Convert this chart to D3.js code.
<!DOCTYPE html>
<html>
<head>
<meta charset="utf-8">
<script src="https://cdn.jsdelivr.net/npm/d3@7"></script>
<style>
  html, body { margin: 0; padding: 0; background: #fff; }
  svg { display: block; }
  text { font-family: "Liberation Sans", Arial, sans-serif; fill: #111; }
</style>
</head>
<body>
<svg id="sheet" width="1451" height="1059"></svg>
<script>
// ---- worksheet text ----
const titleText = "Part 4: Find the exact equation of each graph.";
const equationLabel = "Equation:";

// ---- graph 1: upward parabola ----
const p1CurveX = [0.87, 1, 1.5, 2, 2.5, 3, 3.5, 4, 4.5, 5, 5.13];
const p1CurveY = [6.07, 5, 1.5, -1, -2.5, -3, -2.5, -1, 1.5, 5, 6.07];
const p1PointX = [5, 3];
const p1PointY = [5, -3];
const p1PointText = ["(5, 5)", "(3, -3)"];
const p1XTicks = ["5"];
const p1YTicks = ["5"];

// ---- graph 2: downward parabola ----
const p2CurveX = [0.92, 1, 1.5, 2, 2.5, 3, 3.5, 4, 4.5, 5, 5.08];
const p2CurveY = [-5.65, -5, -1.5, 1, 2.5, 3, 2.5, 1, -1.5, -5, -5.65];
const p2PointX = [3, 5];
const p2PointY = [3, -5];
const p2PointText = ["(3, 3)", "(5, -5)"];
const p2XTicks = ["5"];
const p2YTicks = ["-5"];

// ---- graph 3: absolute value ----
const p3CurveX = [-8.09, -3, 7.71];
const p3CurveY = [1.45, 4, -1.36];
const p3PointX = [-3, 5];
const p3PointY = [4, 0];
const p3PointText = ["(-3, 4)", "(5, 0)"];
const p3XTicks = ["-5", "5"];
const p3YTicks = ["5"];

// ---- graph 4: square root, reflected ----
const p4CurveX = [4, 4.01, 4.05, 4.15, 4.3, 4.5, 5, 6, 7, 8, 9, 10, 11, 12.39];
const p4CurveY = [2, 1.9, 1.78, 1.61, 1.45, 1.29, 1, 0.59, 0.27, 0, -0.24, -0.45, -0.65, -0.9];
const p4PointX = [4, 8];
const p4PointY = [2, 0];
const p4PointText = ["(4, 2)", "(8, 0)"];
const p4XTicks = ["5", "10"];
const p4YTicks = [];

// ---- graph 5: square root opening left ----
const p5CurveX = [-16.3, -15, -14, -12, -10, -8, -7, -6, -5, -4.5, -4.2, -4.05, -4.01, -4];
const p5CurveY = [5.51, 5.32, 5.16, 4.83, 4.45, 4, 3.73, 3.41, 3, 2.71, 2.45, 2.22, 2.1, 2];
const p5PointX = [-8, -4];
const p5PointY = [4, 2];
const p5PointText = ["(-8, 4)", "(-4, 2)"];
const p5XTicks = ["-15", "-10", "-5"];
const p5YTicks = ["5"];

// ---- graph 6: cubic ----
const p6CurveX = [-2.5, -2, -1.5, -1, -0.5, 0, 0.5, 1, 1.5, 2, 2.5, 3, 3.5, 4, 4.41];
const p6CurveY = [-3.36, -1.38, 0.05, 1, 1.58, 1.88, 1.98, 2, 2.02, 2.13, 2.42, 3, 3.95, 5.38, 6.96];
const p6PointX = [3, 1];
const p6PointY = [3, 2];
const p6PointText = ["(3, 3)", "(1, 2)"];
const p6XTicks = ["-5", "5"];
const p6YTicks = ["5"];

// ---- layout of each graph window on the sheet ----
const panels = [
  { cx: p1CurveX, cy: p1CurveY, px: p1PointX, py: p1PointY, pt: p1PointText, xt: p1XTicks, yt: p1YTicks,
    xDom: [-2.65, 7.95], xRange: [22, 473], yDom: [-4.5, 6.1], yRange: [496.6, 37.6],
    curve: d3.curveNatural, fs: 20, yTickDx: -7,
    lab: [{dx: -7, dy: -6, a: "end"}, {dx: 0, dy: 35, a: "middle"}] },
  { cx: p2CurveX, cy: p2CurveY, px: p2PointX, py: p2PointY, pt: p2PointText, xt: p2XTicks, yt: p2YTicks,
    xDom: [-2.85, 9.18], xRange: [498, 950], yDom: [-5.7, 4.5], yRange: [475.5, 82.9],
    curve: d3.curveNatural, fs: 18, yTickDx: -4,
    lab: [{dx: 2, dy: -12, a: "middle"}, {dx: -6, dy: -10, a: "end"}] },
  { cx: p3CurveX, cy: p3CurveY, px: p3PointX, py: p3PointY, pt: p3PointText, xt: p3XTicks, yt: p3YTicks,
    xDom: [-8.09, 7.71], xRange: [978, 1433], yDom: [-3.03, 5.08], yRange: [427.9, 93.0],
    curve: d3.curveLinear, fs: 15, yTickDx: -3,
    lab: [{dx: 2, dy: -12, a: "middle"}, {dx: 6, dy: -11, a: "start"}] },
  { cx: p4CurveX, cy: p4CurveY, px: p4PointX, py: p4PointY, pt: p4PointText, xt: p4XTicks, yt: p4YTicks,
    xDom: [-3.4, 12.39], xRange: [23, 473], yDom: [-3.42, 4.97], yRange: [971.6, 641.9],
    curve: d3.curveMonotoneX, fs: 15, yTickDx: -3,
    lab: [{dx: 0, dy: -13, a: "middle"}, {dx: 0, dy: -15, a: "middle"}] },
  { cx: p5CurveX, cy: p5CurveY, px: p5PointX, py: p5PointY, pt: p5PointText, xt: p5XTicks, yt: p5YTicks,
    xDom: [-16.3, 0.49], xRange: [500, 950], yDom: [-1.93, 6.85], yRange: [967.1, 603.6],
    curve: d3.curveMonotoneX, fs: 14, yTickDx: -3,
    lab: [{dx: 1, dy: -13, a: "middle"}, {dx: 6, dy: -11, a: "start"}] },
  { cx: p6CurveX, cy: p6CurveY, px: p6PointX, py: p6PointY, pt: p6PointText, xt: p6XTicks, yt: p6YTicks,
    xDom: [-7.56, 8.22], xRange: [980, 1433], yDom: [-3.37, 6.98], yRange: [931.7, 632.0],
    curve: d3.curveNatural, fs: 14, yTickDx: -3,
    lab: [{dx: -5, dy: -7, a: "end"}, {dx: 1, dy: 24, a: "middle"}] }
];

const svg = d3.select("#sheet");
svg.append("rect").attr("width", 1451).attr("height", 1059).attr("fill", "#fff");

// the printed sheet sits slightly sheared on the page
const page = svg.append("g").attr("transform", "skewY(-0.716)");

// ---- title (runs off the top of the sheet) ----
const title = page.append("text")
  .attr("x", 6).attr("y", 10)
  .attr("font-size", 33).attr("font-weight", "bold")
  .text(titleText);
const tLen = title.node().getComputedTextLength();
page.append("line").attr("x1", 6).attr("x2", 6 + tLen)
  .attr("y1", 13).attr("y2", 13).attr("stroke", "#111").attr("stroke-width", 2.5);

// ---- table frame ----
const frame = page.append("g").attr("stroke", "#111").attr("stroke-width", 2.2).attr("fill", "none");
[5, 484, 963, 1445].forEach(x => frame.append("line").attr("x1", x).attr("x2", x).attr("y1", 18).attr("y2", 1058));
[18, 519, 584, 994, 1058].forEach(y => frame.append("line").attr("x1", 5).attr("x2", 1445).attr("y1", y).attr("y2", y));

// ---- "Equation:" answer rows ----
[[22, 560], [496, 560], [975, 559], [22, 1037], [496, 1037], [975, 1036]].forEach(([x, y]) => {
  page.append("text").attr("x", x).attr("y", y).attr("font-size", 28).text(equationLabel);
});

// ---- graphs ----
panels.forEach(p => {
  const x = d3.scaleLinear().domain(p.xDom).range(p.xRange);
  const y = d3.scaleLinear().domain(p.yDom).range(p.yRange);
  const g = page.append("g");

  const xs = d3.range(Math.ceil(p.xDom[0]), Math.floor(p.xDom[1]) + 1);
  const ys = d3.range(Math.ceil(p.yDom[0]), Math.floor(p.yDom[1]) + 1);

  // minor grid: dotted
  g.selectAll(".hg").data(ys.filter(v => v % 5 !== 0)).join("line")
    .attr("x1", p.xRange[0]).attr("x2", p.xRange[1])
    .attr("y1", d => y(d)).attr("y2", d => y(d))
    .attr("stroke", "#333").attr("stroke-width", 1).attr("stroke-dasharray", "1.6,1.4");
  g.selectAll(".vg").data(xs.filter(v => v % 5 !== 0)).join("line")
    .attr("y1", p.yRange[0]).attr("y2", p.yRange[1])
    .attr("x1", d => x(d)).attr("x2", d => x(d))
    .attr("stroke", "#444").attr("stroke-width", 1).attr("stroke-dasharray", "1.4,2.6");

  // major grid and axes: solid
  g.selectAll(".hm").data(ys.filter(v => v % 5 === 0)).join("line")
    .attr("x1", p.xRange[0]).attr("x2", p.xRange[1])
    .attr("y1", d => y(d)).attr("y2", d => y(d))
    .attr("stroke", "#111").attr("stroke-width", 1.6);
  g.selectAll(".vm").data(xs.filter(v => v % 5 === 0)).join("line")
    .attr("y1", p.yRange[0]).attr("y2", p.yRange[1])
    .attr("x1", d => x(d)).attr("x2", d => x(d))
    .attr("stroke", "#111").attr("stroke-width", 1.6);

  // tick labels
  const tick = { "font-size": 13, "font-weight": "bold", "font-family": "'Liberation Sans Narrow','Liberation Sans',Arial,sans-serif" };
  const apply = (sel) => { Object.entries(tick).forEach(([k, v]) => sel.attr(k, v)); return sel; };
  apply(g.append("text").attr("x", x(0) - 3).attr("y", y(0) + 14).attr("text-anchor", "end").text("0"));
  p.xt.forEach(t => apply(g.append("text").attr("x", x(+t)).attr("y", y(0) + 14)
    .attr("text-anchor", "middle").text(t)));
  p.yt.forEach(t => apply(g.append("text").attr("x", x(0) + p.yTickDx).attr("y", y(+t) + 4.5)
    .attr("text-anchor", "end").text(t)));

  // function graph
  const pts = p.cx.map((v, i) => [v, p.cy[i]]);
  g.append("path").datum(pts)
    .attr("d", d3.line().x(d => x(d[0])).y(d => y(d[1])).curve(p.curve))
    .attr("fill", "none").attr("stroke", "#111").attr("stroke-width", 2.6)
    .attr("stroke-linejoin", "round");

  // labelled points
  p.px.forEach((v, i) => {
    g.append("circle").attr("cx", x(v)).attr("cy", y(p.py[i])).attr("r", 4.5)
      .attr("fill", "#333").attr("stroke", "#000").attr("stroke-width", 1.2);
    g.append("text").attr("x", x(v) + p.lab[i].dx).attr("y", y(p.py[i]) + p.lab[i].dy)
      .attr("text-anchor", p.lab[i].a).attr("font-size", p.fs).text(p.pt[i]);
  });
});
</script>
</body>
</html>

______

- [Aim of the exercise]: Quote exactly the first line of the data and every line after it through the one holding "const p4YTicks = [];".

- [Reply]:
Convert this chart to D3.js code.
<!DOCTYPE html>
<html>
<head>
<meta charset="utf-8">
<script src="https://cdn.jsdelivr.net/npm/d3@7"></script>
<style>
  html, body { margin: 0; padding: 0; background: #fff; }
  svg { display: block; }
  text { font-family: "Liberation Sans", Arial, sans-serif; fill: #111; }
</style>
</head>
<body>
<svg id="sheet" width="1451" height="1059"></svg>
<script>
// ---- worksheet text ----
const titleText = "Part 4: Find the exact equation of each graph.";
const equationLabel = "Equation:";

// ---- graph 1: upward parabola ----
const p1CurveX = [0.87, 1, 1.5, 2, 2.5, 3, 3.5, 4, 4.5, 5, 5.13];
const p1CurveY = [6.07, 5, 1.5, -1, -2.5, -3, -2.5, -1, 1.5, 5, 6.07];
const p1PointX = [5, 3];
const p1PointY = [5, -3];
const p1PointText = ["(5, 5)", "(3, -3)"];
const p1XTicks = ["5"];
const p1YTicks = ["5"];

// ---- graph 2: downward parabola ----
const p2CurveX = [0.92, 1, 1.5, 2, 2.5, 3, 3.5, 4, 4.5, 5, 5.08];
const p2CurveY = [-5.65, -5, -1.5, 1, 2.5, 3, 2.5, 1, -1.5, -5, -5.65];
const p2PointX = [3, 5];
const p2PointY = [3, -5];
const p2PointText = ["(3, 3)", "(5, -5)"];
const p2XTicks = ["5"];
const p2YTicks = ["-5"];

// ---- graph 3: absolute value ----
const p3CurveX = [-8.09, -3, 7.71];
const p3CurveY = [1.45, 4, -1.36];
const p3PointX = [-3, 5];
const p3PointY = [4, 0];
const p3PointText = ["(-3, 4)", "(5, 0)"];
const p3XTicks = ["-5", "5"];
const p3YTicks = ["5"];

// ---- graph 4: square root, reflected ----
const p4CurveX = [4, 4.01, 4.05, 4.15, 4.3, 4.5, 5, 6, 7, 8, 9, 10, 11, 12.39];
const p4CurveY = [2, 1.9, 1.78, 1.61, 1.45, 1.29, 1, 0.59, 0.27, 0, -0.24, -0.45, -0.65, -0.9];
const p4PointX = [4, 8];
const p4PointY = [2, 0];
const p4PointText = ["(4, 2)", "(8, 0)"];
const p4XTicks = ["5", "10"];
const p4YTicks = [];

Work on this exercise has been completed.